━━━━━ Source material

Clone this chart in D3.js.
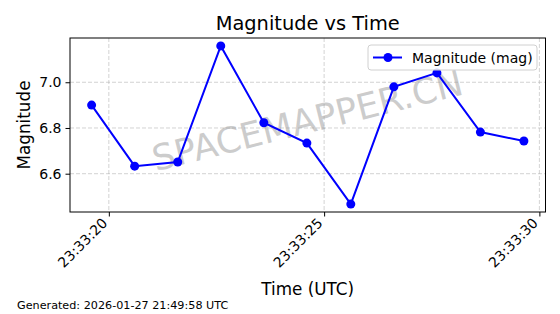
<!DOCTYPE html>
<html>
<head>
<meta charset="utf-8">
<script src="https://cdn.jsdelivr.net/npm/d3@7"></script>
<style>
  body { margin: 0; background: #fff; }
  svg { font-family: "DejaVu Sans", sans-serif; }
</style>
</head>
<body>
<div id="chart"></div>
<script>
// observation times (seconds past 23:33:00 UTC) and magnitudes
const seconds = [19.6, 20.6, 21.6, 22.6, 23.6, 24.6, 25.62, 26.62, 27.62, 28.63, 29.64]
const magnitudes = [6.90, 6.633, 6.651, 7.159, 6.823, 6.734, 6.467, 6.980, 7.041, 6.782, 6.743]
const yTicks = [6.6, 6.8, 7.0]
const xTickSeconds = [20, 25, 30]

const baseDate = Date.UTC(2026, 0, 27, 23, 33, 0)
const toDate = s => new Date(baseDate + s * 1000)
const data = seconds.map((s, i) => ({ t: toDate(s), m: magnitudes[i] }))

const width = 560, height = 314
const margin = { left: 70, right: 14.5, top: 38, bottom: 102 }
const lineColor = "#0000ff"

const svg = d3.select("#chart").append("svg")
  .attr("width", width)
  .attr("height", height)

// domain with 5% padding like matplotlib
const tExt = d3.extent(data, d => +d.t)
const tPad = (tExt[1] - tExt[0]) * 0.05
const mExt = d3.extent(data, d => d.m)
const mPad = (mExt[1] - mExt[0]) * 0.05

const x = d3.scaleUtc()
  .domain([new Date(tExt[0] - tPad), new Date(tExt[1] + tPad)])
  .range([margin.left, width - margin.right])
const y = d3.scaleLinear()
  .domain([mExt[0] - mPad, mExt[1] + mPad])
  .range([height - margin.bottom, margin.top])

const plotBottom = height - margin.bottom
const plotRight = width - margin.right

// grid
const grid = svg.append("g")
grid.selectAll(".gx").data(xTickSeconds).enter().append("line")
  .attr("x1", d => x(toDate(d))).attr("x2", d => x(toDate(d)))
  .attr("y1", margin.top).attr("y2", plotBottom)
  .attr("stroke", "#b0b0b0").attr("stroke-opacity", 0.7)
  .attr("stroke-dasharray", "4,2").attr("stroke-width", 0.8)
grid.selectAll(".gy").data(yTicks).enter().append("line")
  .attr("x1", margin.left).attr("x2", plotRight)
  .attr("y1", d => y(d)).attr("y2", d => y(d))
  .attr("stroke", "#b0b0b0").attr("stroke-opacity", 0.7)
  .attr("stroke-dasharray", "4,2").attr("stroke-width", 0.8)

// watermark
svg.append("text")
  .attr("transform", "translate(308,123) rotate(-14)")
  .attr("text-anchor", "middle")
  .attr("dominant-baseline", "middle")
  .attr("font-size", 35.5)
  .attr("fill", "#999")
  .attr("fill-opacity", 0.5)
  .text("SPACEMAPPER.CN")

// line and markers
svg.append("path")
  .datum(data)
  .attr("fill", "none")
  .attr("stroke", lineColor)
  .attr("stroke-width", 2)
  .attr("d", d3.line().x(d => x(d.t)).y(d => y(d.m)))

svg.selectAll(".pt").data(data).enter().append("circle")
  .attr("cx", d => x(d.t))
  .attr("cy", d => y(d.m))
  .attr("r", 4.5)
  .attr("fill", lineColor)

// axes frame
svg.append("rect")
  .attr("x", margin.left).attr("y", margin.top)
  .attr("width", plotRight - margin.left)
  .attr("height", plotBottom - margin.top)
  .attr("fill", "none").attr("stroke", "#000").attr("stroke-width", 1)

// x axis
const xAxis = svg.append("g")
  .attr("transform", `translate(0,${plotBottom})`)
  .call(d3.axisBottom(x)
    .tickValues(xTickSeconds.map(toDate))
    .tickFormat(d3.utcFormat("%H:%M:%S"))
    .tickSizeOuter(0).tickSize(4.5))
xAxis.select(".domain").remove()
xAxis.selectAll("text")
  .attr("font-size", 14)
  .attr("font-family", "DejaVu Sans")
  .attr("fill", "#000")
  .attr("text-anchor", "end")
  .attr("dy", null).attr("y", null)
  .attr("transform", "translate(-1,12) rotate(-45)")

// y axis
const yAxis = svg.append("g")
  .attr("transform", `translate(${margin.left},0)`)
  .call(d3.axisLeft(y).tickValues(yTicks).tickFormat(d3.format(".1f"))
    .tickSizeOuter(0).tickSize(4.5).tickPadding(4))
yAxis.select(".domain").remove()
yAxis.selectAll("text")
  .attr("font-size", 14)
  .attr("font-family", "DejaVu Sans")
  .attr("fill", "#000")

// titles
svg.append("text")
  .attr("x", (margin.left + plotRight) / 2).attr("y", 30)
  .attr("text-anchor", "middle")
  .attr("font-size", 19.4)
  .text("Magnitude vs Time")

svg.append("text")
  .attr("x", (margin.left + plotRight) / 2).attr("y", 295)
  .attr("text-anchor", "middle")
  .attr("font-size", 16.8)
  .text("Time (UTC)")

svg.append("text")
  .attr("transform", `translate(30,${(margin.top + plotBottom) / 2}) rotate(-90)`)
  .attr("text-anchor", "middle")
  .attr("font-size", 16.8)
  .text("Magnitude")

svg.append("text")
  .attr("x", 17).attr("y", 309)
  .attr("font-size", 11.2)
  .text("Generated: 2026-01-27 21:49:58 UTC")

// legend
const lg = svg.append("g").attr("transform", "translate(368,45)")
lg.append("rect")
  .attr("width", 169).attr("height", 25).attr("rx", 3)
  .attr("fill", "#fff").attr("fill-opacity", 0.8)
  .attr("stroke", "#d0d0d0")
lg.append("line")
  .attr("x1", 5).attr("x2", 34).attr("y1", 12.5).attr("y2", 12.5)
  .attr("stroke", lineColor).attr("stroke-width", 2)
lg.append("circle")
  .attr("cx", 20).attr("cy", 12.5).attr("r", 4.5).attr("fill", lineColor)
lg.append("text")
  .attr("x", 44).attr("y", 17.5)
  .attr("font-size", 14)
  .text("Magnitude (mag)")
</script>
</body>
</html>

━━━━━━━━━━

• [Exercise requirements] Set the pictures aside and transcribe the data above exactly.

• [Solution to this problem]
Clone this chart in D3.js.
<!DOCTYPE html>
<html>
<head>
<meta charset="utf-8">
<script src="https://cdn.jsdelivr.net/npm/d3@7"></script>
<style>
  body { margin: 0; background: #fff; }
  svg { font-family: "DejaVu Sans", sans-serif; }
</style>
</head>
<body>
<div id="chart"></div>
<script>
// observation times (seconds past 23:33:00 UTC) and magnitudes
const seconds = [19.6, 20.6, 21.6, 22.6, 23.6, 24.6, 25.62, 26.62, 27.62, 28.63, 29.64]
const magnitudes = [6.90, 6.633, 6.651, 7.159, 6.823, 6.734, 6.467, 6.980, 7.041, 6.782, 6.743]
const yTicks = [6.6, 6.8, 7.0]
const xTickSeconds = [20, 25, 30]

const baseDate = Date.UTC(2026, 0, 27, 23, 33, 0)
const toDate = s => new Date(baseDate + s * 1000)
const data = seconds.map((s, i) => ({ t: toDate(s), m: magnitudes[i] }))

const width = 560, height = 314
const margin = { left: 70, right: 14.5, top: 38, bottom: 102 }
const lineColor = "#0000ff"

const svg = d3.select("#chart").append("svg")
  .attr("width", width)
  .attr("height", height)

// domain with 5% padding like matplotlib
const tExt = d3.extent(data, d => +d.t)
const tPad = (tExt[1] - tExt[0]) * 0.05
const mExt = d3.extent(data, d => d.m)
const mPad = (mExt[1] - mExt[0]) * 0.05

const x = d3.scaleUtc()
  .domain([new Date(tExt[0] - tPad), new Date(tExt[1] + tPad)])
  .range([margin.left, width - margin.right])
const y = d3.scaleLinear()
  .domain([mExt[0] - mPad, mExt[1] + mPad])
  .range([height - margin.bottom, margin.top])

const plotBottom = height - margin.bottom
const plotRight = width - margin.right

// grid
const grid = svg.append("g")
grid.selectAll(".gx").data(xTickSeconds).enter().append("line")
  .attr("x1", d => x(toDate(d))).attr("x2", d => x(toDate(d)))
  .attr("y1", margin.top).attr("y2", plotBottom)
  .attr("stroke", "#b0b0b0").attr("stroke-opacity", 0.7)
  .attr("stroke-dasharray", "4,2").attr("stroke-width", 0.8)
grid.selectAll(".gy").data(yTicks).enter().append("line")
  .attr("x1", margin.left).attr("x2", plotRight)
  .attr("y1", d => y(d)).attr("y2", d => y(d))
  .attr("stroke", "#b0b0b0").attr("stroke-opacity", 0.7)
  .attr("stroke-dasharray", "4,2").attr("stroke-width", 0.8)

// watermark
svg.append("text")
  .attr("transform", "translate(308,123) rotate(-14)")
  .attr("text-anchor", "middle")
  .attr("dominant-baseline", "middle")
  .attr("font-size", 35.5)
  .attr("fill", "#999")
  .attr("fill-opacity", 0.5)
  .text("SPACEMAPPER.CN")

// line and markers
svg.append("path")
  .datum(data)
  .attr("fill", "none")
  .attr("stroke", lineColor)
  .attr("stroke-width", 2)
  .attr("d", d3.line().x(d => x(d.t)).y(d => y(d.m)))

svg.selectAll(".pt").data(data).enter().append("circle")
  .attr("cx", d => x(d.t))
  .attr("cy", d => y(d.m))
  .attr("r", 4.5)
  .attr("fill", lineColor)

// axes frame
svg.append("rect")
  .attr("x", margin.left).attr("y", margin.top)
  .attr("width", plotRight - margin.left)
  .attr("height", plotBottom - margin.top)
  .attr("fill", "none").attr("stroke", "#000").attr("stroke-width", 1)

// x axis
const xAxis = svg.append("g")
  .attr("transform", `translate(0,${plotBottom})`)
  .call(d3.axisBottom(x)
    .tickValues(xTickSeconds.map(toDate))
    .tickFormat(d3.utcFormat("%H:%M:%S"))
    .tickSizeOuter(0).tickSize(4.5))
xAxis.select(".domain").remove()
xAxis.selectAll("text")
  .attr("font-size", 14)
  .attr("font-family", "DejaVu Sans")
  .attr("fill", "#000")
  .attr("text-anchor", "end")
  .attr("dy", null).attr("y", null)
  .attr("transform", "translate(-1,12) rotate(-45)")

// y axis
const yAxis = svg.append("g")
  .attr("transform", `translate(${margin.left},0)`)
  .call(d3.axisLeft(y).tickValues(yTicks).tickFormat(d3.format(".1f"))
    .tickSizeOuter(0).tickSize(4.5).tickPadding(4))
yAxis.select(".domain").remove()
yAxis.selectAll("text")
  .attr("font-size", 14)
  .attr("font-family", "DejaVu Sans")
  .attr("fill", "#000")

// titles
svg.append("text")
  .attr("x", (margin.left + plotRight) / 2).attr("y", 30)
  .attr("text-anchor", "middle")
  .attr("font-size", 19.4)
  .text("Magnitude vs Time")

svg.append("text")
  .attr("x", (margin.left + plotRight) / 2).attr("y", 295)
  .attr("text-anchor", "middle")
  .attr("font-size", 16.8)
  .text("Time (UTC)")

svg.append("text")
  .attr("transform", `translate(30,${(margin.top + plotBottom) / 2}) rotate(-90)`)
  .attr("text-anchor", "middle")
  .attr("font-size", 16.8)
  .text("Magnitude")

svg.append("text")
  .attr("x", 17).attr("y", 309)
  .attr("font-size", 11.2)
  .text("Generated: 2026-01-27 21:49:58 UTC")

// legend
const lg = svg.append("g").attr("transform", "translate(368,45)")
lg.append("rect")
  .attr("width", 169).attr("height", 25).attr("rx", 3)
  .attr("fill", "#fff").attr("fill-opacity", 0.8)
  .attr("stroke", "#d0d0d0")
lg.append("line")
  .attr("x1", 5).attr("x2", 34).attr("y1", 12.5).attr("y2", 12.5)
  .attr("stroke", lineColor).attr("stroke-width", 2)
lg.append("circle")
  .attr("cx", 20).attr("cy", 12.5).attr("r", 4.5).attr("fill", lineColor)
lg.append("text")
  .attr("x", 44).attr("y", 17.5)
  .attr("font-size", 14)
  .text("Magnitude (mag)")
</script>
</body>
</html>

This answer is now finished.